■ **Task brief**:
Repeat, exactly and only, the lines from the beginning of the data through the line with "Serif', 'Times New". Pictures are left out.

· · ·

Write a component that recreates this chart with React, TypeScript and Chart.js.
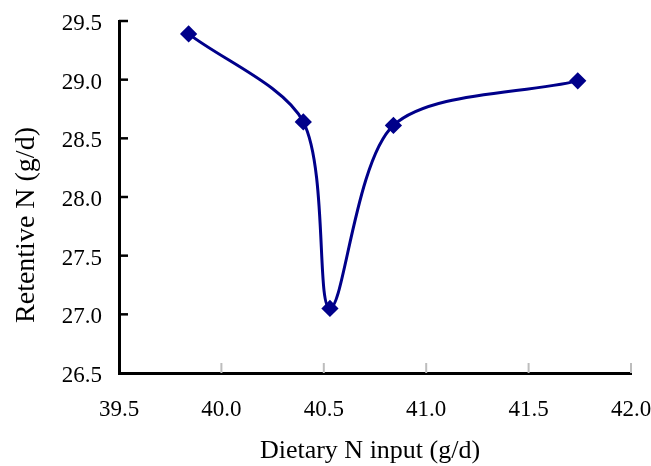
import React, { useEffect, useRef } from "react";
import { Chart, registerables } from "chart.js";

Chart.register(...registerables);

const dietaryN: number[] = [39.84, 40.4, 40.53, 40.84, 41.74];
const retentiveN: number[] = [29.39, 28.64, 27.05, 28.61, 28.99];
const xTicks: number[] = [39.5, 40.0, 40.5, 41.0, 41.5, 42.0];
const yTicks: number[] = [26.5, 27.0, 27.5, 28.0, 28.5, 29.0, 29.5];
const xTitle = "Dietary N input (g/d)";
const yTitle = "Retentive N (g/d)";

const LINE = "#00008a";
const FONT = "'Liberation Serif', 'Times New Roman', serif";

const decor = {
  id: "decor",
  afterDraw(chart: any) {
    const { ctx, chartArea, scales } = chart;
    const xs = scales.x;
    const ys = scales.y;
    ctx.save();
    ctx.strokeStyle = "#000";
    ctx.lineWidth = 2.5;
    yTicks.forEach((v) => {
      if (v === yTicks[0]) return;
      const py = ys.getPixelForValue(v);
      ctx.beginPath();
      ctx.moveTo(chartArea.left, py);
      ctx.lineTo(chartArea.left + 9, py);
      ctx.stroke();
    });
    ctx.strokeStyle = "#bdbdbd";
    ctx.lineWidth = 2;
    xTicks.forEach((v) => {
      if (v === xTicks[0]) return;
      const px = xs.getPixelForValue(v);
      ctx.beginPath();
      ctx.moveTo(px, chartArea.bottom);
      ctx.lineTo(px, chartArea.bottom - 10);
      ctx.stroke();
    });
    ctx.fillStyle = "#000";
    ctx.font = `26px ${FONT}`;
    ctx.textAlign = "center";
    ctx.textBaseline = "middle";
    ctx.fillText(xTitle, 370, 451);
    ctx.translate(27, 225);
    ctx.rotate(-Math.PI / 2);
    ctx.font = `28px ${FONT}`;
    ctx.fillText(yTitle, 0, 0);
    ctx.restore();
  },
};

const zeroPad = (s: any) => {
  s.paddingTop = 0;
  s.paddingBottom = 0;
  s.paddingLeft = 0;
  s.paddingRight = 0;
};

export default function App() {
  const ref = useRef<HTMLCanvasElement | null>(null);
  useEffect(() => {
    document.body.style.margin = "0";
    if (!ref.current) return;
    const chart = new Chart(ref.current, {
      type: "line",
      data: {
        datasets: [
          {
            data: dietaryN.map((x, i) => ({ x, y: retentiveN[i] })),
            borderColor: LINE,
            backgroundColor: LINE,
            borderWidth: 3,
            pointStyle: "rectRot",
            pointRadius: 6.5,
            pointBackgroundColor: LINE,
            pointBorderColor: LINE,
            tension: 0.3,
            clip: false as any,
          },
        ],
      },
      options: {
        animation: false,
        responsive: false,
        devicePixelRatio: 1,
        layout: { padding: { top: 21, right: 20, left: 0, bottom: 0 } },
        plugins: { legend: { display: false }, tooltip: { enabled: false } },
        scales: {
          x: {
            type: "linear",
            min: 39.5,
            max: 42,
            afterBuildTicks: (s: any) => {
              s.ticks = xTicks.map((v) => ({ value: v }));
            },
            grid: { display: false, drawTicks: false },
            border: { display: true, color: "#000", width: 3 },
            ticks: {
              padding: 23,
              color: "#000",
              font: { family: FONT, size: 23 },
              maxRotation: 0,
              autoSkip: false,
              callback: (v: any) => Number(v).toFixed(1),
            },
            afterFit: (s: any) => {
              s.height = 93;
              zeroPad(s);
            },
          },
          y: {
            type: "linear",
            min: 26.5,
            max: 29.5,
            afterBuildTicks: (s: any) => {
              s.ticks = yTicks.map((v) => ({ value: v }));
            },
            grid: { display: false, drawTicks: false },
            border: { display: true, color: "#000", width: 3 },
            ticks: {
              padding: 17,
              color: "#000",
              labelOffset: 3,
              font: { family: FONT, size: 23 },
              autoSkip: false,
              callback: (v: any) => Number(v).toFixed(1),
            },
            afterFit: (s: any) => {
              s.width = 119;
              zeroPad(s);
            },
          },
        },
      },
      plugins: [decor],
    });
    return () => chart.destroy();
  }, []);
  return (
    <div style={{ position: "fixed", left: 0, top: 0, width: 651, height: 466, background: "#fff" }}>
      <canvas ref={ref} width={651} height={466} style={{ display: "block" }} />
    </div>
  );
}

· · ·

■ **Solution to this task**:
Write a component that recreates this chart with React, TypeScript and Chart.js.
import React, { useEffect, useRef } from "react";
import { Chart, registerables } from "chart.js";

Chart.register(...registerables);

const dietaryN: number[] = [39.84, 40.4, 40.53, 40.84, 41.74];
const retentiveN: number[] = [29.39, 28.64, 27.05, 28.61, 28.99];
const xTicks: number[] = [39.5, 40.0, 40.5, 41.0, 41.5, 42.0];
const yTicks: number[] = [26.5, 27.0, 27.5, 28.0, 28.5, 29.0, 29.5];
const xTitle = "Dietary N input (g/d)";
const yTitle = "Retentive N (g/d)";

const LINE = "#00008a";
const FONT = "'Liberation Serif', 'Times New Roman', serif";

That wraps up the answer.